DATA RECORDS:

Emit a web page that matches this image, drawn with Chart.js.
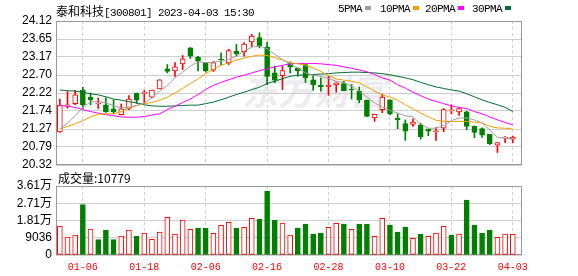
<!DOCTYPE html>
<html>
<head>
<meta charset="utf-8">
<script src="https://cdn.jsdelivr.net/npm/chart.js"></script>
<style>
body { margin: 0; background: #fff; }
#wrap { position: relative; width: 578px; height: 276px; overflow: hidden; }
#wrap canvas { position: absolute; left: 0; top: 0; }
.mono { font-family: "Liberation Mono", monospace; font-size: 11px; letter-spacing: -0.6px; }
#title { position: absolute; left: 56px; top: 2px; color: #000; white-space: nowrap; }
#title .cjk { font-family: "Noto Sans CJK SC", sans-serif; font-size: 12px; }
.leg { position: absolute; top: 3px; color: #000; white-space: nowrap; }
.leg i { display: inline-block; width: 6px; height: 4px; margin-left: 3px; vertical-align: 2px; }
#volLabel { position: absolute; left: 58px; top: 169px; font-family: "Noto Sans CJK SC", sans-serif; font-size: 12px; color: #000; }
</style>
</head>
<body>
<div id="wrap">
  <canvas id="kChart" width="578" height="276"></canvas>
  <canvas id="volChart" width="578" height="276"></canvas>
  <div id="title"><span class="cjk">泰和科技</span><span class="mono">[300801] 2023-04-03 15:30</span></div>
  <div id="legend"></div>
  <div id="volLabel"></div>
</div>
<script>
// trading days shown
var dates = ["01-03","01-04","01-05","01-06","01-09","01-10","01-11","01-12","01-13","01-16",
  "01-17","01-18","01-19","01-20","01-30","01-31","02-01","02-02","02-03","02-06",
  "02-07","02-08","02-09","02-10","02-13","02-14","02-15","02-16","02-17","02-20",
  "02-21","02-22","02-23","02-24","02-27","02-28","03-01","03-02","03-03","03-06",
  "03-07","03-08","03-09","03-10","03-13","03-14","03-15","03-16","03-17","03-20",
  "03-21","03-22","03-23","03-24","03-27","03-28","03-29","03-30","03-31","04-03"];

var open = [21.19,21.88,21.94,22.30,22.11,21.93,21.91,21.80,21.65,21.81,
  22.22,22.21,22.11,22.33,22.86,22.80,22.99,23.41,23.17,23.02,
  22.82,23.11,23.02,23.32,23.31,23.57,23.68,23.44,22.75,22.68,
  23.01,22.88,22.97,22.57,22.42,22.39,22.43,22.47,22.32,22.27,
  22.03,21.56,21.78,22.04,21.55,21.41,21.39,21.38,21.27,21.19,
  21.29,21.75,21.72,21.72,21.35,21.28,21.13,20.84,21.03,21.00];
var high = [22.06,22.26,22.29,22.37,22.22,22.09,22.09,22.04,21.93,22.15,
  22.22,22.29,22.30,22.57,22.97,23.02,23.21,23.42,23.19,23.03,
  23.05,23.28,23.37,23.50,23.55,23.77,23.81,23.56,22.93,22.93,
  23.04,22.88,22.97,22.71,22.62,22.66,22.49,22.53,22.44,22.38,
  22.03,21.66,22.19,22.04,21.67,21.51,21.54,21.42,21.27,21.31,
  21.81,21.91,21.83,21.74,21.35,21.30,21.13,20.91,21.07,21.08];
var low = [21.18,21.82,21.91,21.81,21.91,21.81,21.71,21.67,21.64,21.78,
  21.94,21.94,22.09,22.33,22.75,22.66,22.84,23.13,22.80,22.77,
  22.79,22.97,22.97,23.19,23.19,23.44,23.41,22.44,22.49,22.31,
  22.75,22.66,22.50,22.29,22.27,22.16,22.24,22.28,22.06,21.96,
  21.60,21.47,21.70,21.64,21.28,20.97,21.34,21.00,21.09,20.97,
  21.20,21.67,21.63,21.25,21.04,21.05,20.86,20.65,20.91,20.91];
var close = [21.90,21.91,22.17,21.91,22.04,21.95,21.73,21.72,21.80,22.06,
  22.03,22.23,22.30,22.57,22.79,22.91,23.12,23.19,23.06,22.81,
  23.02,23.09,23.34,23.26,23.51,23.72,23.46,22.66,22.56,22.81,
  22.91,22.80,22.62,22.44,22.39,22.42,22.49,22.28,22.30,22.04,
  21.60,21.66,22.11,21.67,21.51,21.21,21.45,21.07,21.21,21.22,
  21.78,21.77,21.81,21.34,21.18,21.11,20.88,20.91,21.05,21.06];

var ma5 = [21.27,21.43,21.62,21.85,21.98,22.00,21.96,21.89,21.82,21.85,
  21.89,21.96,22.09,22.27,22.42,22.62,22.77,22.93,23.04,23.02,
  23.03,23.06,23.10,23.19,23.32,23.43,23.46,23.39,23.24,23.10,
  22.99,22.87,22.75,22.69,22.66,22.60,22.53,22.49,22.40,22.27,
  22.11,21.96,21.85,21.76,21.69,21.62,21.59,21.40,21.29,21.29,
  21.36,21.49,21.56,21.56,21.51,21.43,21.24,21.05,21.03,21.00];
var ma10 = [21.27,21.34,21.41,21.49,21.59,21.66,21.67,21.67,21.73,21.82,
  21.89,21.94,21.97,22.03,22.11,22.22,22.34,22.47,22.59,22.73,
  22.84,22.95,23.02,23.09,23.14,23.19,23.22,23.21,23.15,23.09,
  23.02,22.99,22.95,22.88,22.79,22.68,22.59,22.56,22.53,22.49,
  22.38,22.27,22.17,22.11,22.03,21.91,21.80,21.69,21.59,21.50,
  21.47,21.47,21.47,21.47,21.45,21.43,21.34,21.30,21.29,21.27];
var ma20 = [21.89,21.87,21.84,21.78,21.73,21.69,21.65,21.62,21.59,21.58,
  21.58,21.60,21.64,21.67,21.78,21.87,21.97,22.06,22.18,22.31,
  22.42,22.50,22.57,22.64,22.69,22.75,22.81,22.86,22.91,22.95,
  22.99,23.00,23.00,23.00,22.99,22.97,22.95,22.91,22.87,22.83,
  22.78,22.71,22.62,22.56,22.44,22.35,22.24,22.15,22.06,22.00,
  21.94,21.88,21.84,21.81,21.73,21.67,21.59,21.51,21.44,21.38];
var ma30 = [22.30,22.28,22.27,22.24,22.20,22.17,22.12,22.06,22.03,21.99,
  21.96,21.91,21.88,21.87,21.87,21.88,21.89,21.90,21.90,21.94,
  21.98,22.04,22.11,22.18,22.24,22.31,22.37,22.47,22.53,22.60,
  22.66,22.69,22.70,22.71,22.72,22.73,22.75,22.76,22.77,22.77,
  22.76,22.75,22.73,22.70,22.66,22.62,22.57,22.50,22.44,22.38,
  22.34,22.30,22.27,22.20,22.12,22.04,21.97,21.91,21.84,21.73];

var volume = [15190,9430,10480,26360,13620,8030,13100,8030,9950,13100,
  9950,11520,8210,12050,19730,11000,18330,13440,14140,14140,
  11350,15540,17110,14140,14490,19210,18860,33520,18330,16760,
  10480,14140,16240,11000,11520,14490,16590,16240,13440,16240,
  16240,9780,19210,15710,12050,14670,8730,11000,9780,11520,
  15020,10480,11000,28810,15710,11520,13100,9250,11000,10779];

var priceTicks = [20.32,20.795,21.27,21.745,22.22,22.695,23.17,23.645,24.12];
var priceTickLabels = ["20.32","20.79","21.27","21.74","22.22","22.70","23.17","23.65","24.12"];
var volTicks = [0,9036,18072,27108,36144];
var volTickLabels = ["0","9036","1.81万","2.71万","3.61万"];
var dateTickIdx = [3,11,19,27,35,43,51,59];

var maNames = ["5PMA","10PMA","20PMA","30PMA"];
var maColors = ["#a0a0a0","#f0a000","#ff00ff","#006e2e"];

var RED = "#ff0000", GREEN = "#008000", GRID = "#cfcfcf", FRAME = "#999";

// html text
document.getElementById("volLabel").textContent = "成交量:" + volume[volume.length - 1];
var legX = [338, 380, 425, 472];
var legHtml = "";
maNames.forEach(function(n, k){
  legHtml += '<div class="leg mono" style="left:' + legX[k] + 'px">' + n + '<i style="background:' + maColors[k] + '"></i></div>';
});
document.getElementById("legend").innerHTML = legHtml;

var frame = {
  id: "frame",
  beforeDatasetsDraw: function(chart){
    var a = chart.chartArea, c = chart.ctx;
    c.save();
    if (chart.canvas.id === "kChart") {
      c.font = "italic bold 36px 'Noto Sans CJK SC'";
      c.fillStyle = "rgba(200,200,210,0.35)";
      c.textBaseline = "middle";
      c.fillText("东方财富", 242, 91);
    }
    c.strokeStyle = FRAME;
    c.lineWidth = 1;
    c.strokeRect(Math.round(a.left) + 0.5, Math.round(a.top) + 0.5, Math.round(a.right - a.left) - 1, Math.round(a.bottom - a.top) - 1);
    c.restore();
  }
};

var xScale = function(showLabels){
  return {
    type: "linear", min: -0.5, max: 60.2, offset: false,
    afterBuildTicks: function(s){ s.ticks = dateTickIdx.map(function(v){ return {value: v}; }); },
    afterFit: function(s){ s.height = showLabels ? 21 : 0; },
    grid: { color: GRID, drawTicks: false, offset: false },
    border: { display: false, dash: [3, 3] },
    ticks: {
      display: showLabels, autoSkip: false, maxRotation: 0, padding: 6, color: RED,
      font: { family: "'Liberation Mono', monospace", size: 10 },
      callback: function(v){ return dates[v]; }
    }
  };
};

var yScale = function(min, max, vals, labels){
  return {
    min: min, max: max,
    afterBuildTicks: function(s){ s.ticks = vals.map(function(v){ return {value: v}; }); },
    afterFit: function(s){ s.width = 56; },
    grid: { color: GRID, drawTicks: false },
    border: { display: false },
    ticks: {
      autoSkip: false, padding: 4, color: "#000",
      font: { family: "'Liberation Sans', 'Noto Sans CJK SC', sans-serif", size: 12 },
      callback: function(v, i){ return labels[i]; }
    }
  };
};

var idx = dates.map(function(d, i){ return i; });
var isUp = idx.map(function(i){ return close[i] >= open[i]; });

var maSets = [ma5, ma10, ma20, ma30].map(function(arr, k){
  return {
    type: "line", label: maNames[k], order: 0,
    data: arr.map(function(v, i){ return {x: i, y: v}; }),
    borderColor: maColors[k], borderWidth: 1, pointRadius: 0, tension: 0, fill: false
  };
});

new Chart(document.getElementById("kChart"), {
  type: "bar",
  data: {
    datasets: maSets.concat([
      {
        label: "body", order: 1, grouped: false, barThickness: 5, minBarLength: 1, borderSkipped: false,
        data: idx.map(function(i){ return {x: i, y: [open[i], close[i]]}; }),
        backgroundColor: idx.map(function(i){ return isUp[i] ? "#fff" : GREEN; }),
        borderColor: idx.map(function(i){ return isUp[i] ? RED : GREEN; }),
        borderWidth: 1
      },
      {
        label: "wick", order: 2, grouped: false, barThickness: 1, borderSkipped: false,
        data: idx.map(function(i){ return {x: i, y: [low[i], high[i]]}; }),
        backgroundColor: idx.map(function(i){ return isUp[i] ? RED : GREEN; }),
        borderWidth: 0
      }
    ])
  },
  options: {
    responsive: false, animation: false, devicePixelRatio: 1,
    layout: { padding: { left: 0, right: 56, top: 21, bottom: 111 } },
    plugins: { legend: { display: false }, tooltip: { enabled: false } },
    scales: {
      x: xScale(false),
      y: yScale(20.32, 24.12, priceTicks, priceTickLabels)
    }
  },
  plugins: [frame]
});

// volume colour follows change against the previous close
var volUp = idx.map(function(i){ return i === 0 || close[i] >= close[i - 1]; });

new Chart(document.getElementById("volChart"), {
  type: "bar",
  data: {
    datasets: [{
      label: "volume", grouped: false, barThickness: 5, borderSkipped: false,
      data: idx.map(function(i){ return {x: i, y: volume[i]}; }),
      backgroundColor: idx.map(function(i){ return volUp[i] ? "#fff" : GREEN; }),
      borderColor: idx.map(function(i){ return volUp[i] ? RED : GREEN; }),
      borderWidth: 1
    }]
  },
  options: {
    responsive: false, animation: false, devicePixelRatio: 1,
    layout: { padding: { left: 0, right: 56, top: 186, bottom: 0 } },
    plugins: { legend: { display: false }, tooltip: { enabled: false } },
    scales: {
      x: xScale(true),
      y: yScale(0, 36144, volTicks, volTickLabels)
    }
  },
  plugins: [frame]
});
</script>
</body>
</html>
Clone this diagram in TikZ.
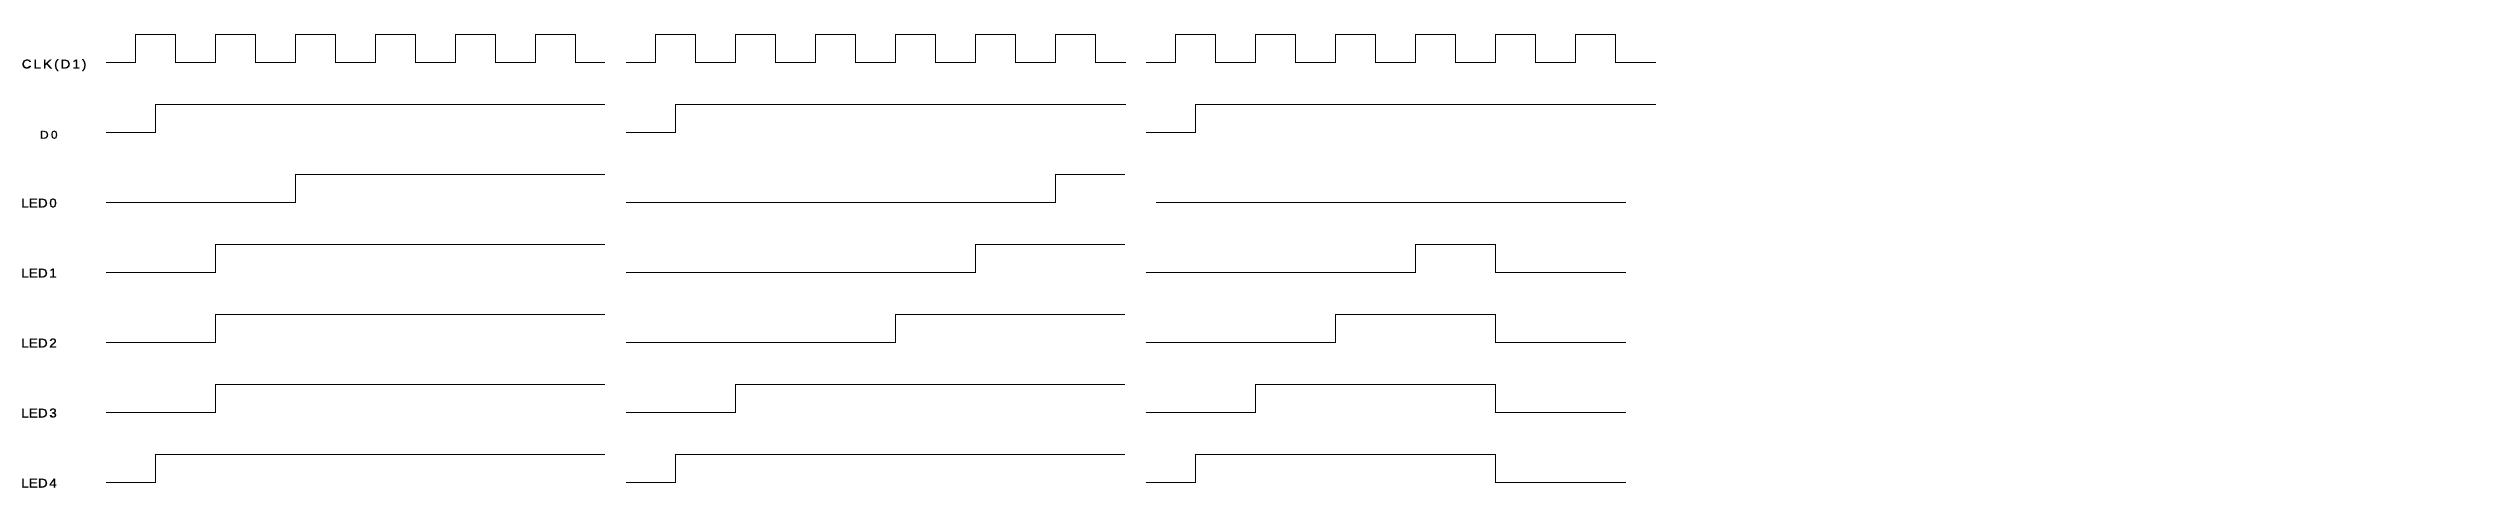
\documentclass[tikz,border=0pt]{standalone}
\usepackage{fontspec}
\setmainfont{Liberation Sans}
\newfontfamily\lblfont[FakeStretch=1.05,FakeBold=0.6]{Liberation Sans}
\newfontfamily\clkfont[FakeStretch=1.05,FakeBold=0.6,LetterSpace=15]{Liberation Sans}
\begin{document}
\begin{tikzpicture}[x=1pt,y=-1pt,
  sig/.style={line width=1.2pt,black,line join=miter},
  lbl/.style={anchor=base west,inner sep=0pt,font=\lblfont\fontsize{13}{13}\selectfont},
  clbl/.style={anchor=base west,inner sep=0pt,font=\clkfont\fontsize{13}{13}\selectfont},
  slbl/.style={anchor=base west,inner sep=0pt,font=\lblfont\fontsize{11.5}{11.5}\selectfont}]
\useasboundingbox (0,0) rectangle (2510,518);
\fill[white] (0,0) rectangle (2510,518);
% labels
\node[clbl] (lclk) at (21.5,68.5) {CLK(D1)};
\node[slbl] (ld0)  at (39.8,138.7) {D\kern2.2pt 0};
\node[lbl]  (led0) at (21,207.5) {LED\kern1.5pt 0};
\node[lbl]  (led1) at (21,277.5) {LED\kern1.5pt 1};
\node[lbl]  (led2) at (21,347.5) {LED\kern1.5pt 2};
\node[lbl]  (led3) at (21,417.5) {LED\kern1.5pt 3};
\node[lbl]  (led4) at (21,487.5) {LED\kern1.5pt 4};
% clocks and D0
\foreach \o/\e in {0/605,520/1125.7,1040/1655.5}{
  \draw[sig] (106+\o,62.5) foreach \k in {0,...,5}{ -| ({135.6+80*\k+\o},34.5) -| ({175.6+80*\k+\o},62.5) } -- (\e,62.5);
  \draw[sig] (106+\o,132.5) -| (155.8+\o,104.5) -- (\e,104.5);
}
% panel 1 and 2 LEDs (rise only)
\foreach \o/\a/\b/\c/\d/\f in {0/295.6/215.6/215.6/215.6/155.8, 520/535.6/455.6/375.6/215.6/155.8}{
  \draw[sig] (106+\o,202.5) -| (\a+\o,174.5) -- (605+\o,174.5);
  \draw[sig] (106+\o,272.5) -| (\b+\o,244.5) -- (605+\o,244.5);
  \draw[sig] (106+\o,342.5) -| (\c+\o,314.5) -- (605+\o,314.5);
  \draw[sig] (106+\o,412.5) -| (\d+\o,384.5) -- (605+\o,384.5);
  \draw[sig] (106+\o,482.5) -| (\f+\o,454.5) -- (605+\o,454.5);
}
% panel 3 LEDs
\draw[sig] (1155.5,202.5) -- (1625.8,202.5);
\draw[sig] (1145.6,272.5) -| (1415.4,244.5) -| (1495.4,272.5) -- (1625.8,272.5);
\draw[sig] (1145.6,342.5) -| (1335.4,314.5) -| (1495.4,342.5) -- (1625.8,342.5);
\draw[sig] (1145.6,412.5) -| (1255.4,384.5) -| (1495.4,412.5) -- (1625.8,412.5);
\draw[sig] (1145.6,482.5) -| (1195.6,454.5) -| (1495.4,482.5) -- (1625.8,482.5);
\end{tikzpicture}
\end{document}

WHAT THE TASK ASKS: Every line that holds the word "this" should be extracted.

EXERCISE RESPONSE:
Emit a web page that matches this image, drawn with Chart.js.
Clone this diagram in TikZ.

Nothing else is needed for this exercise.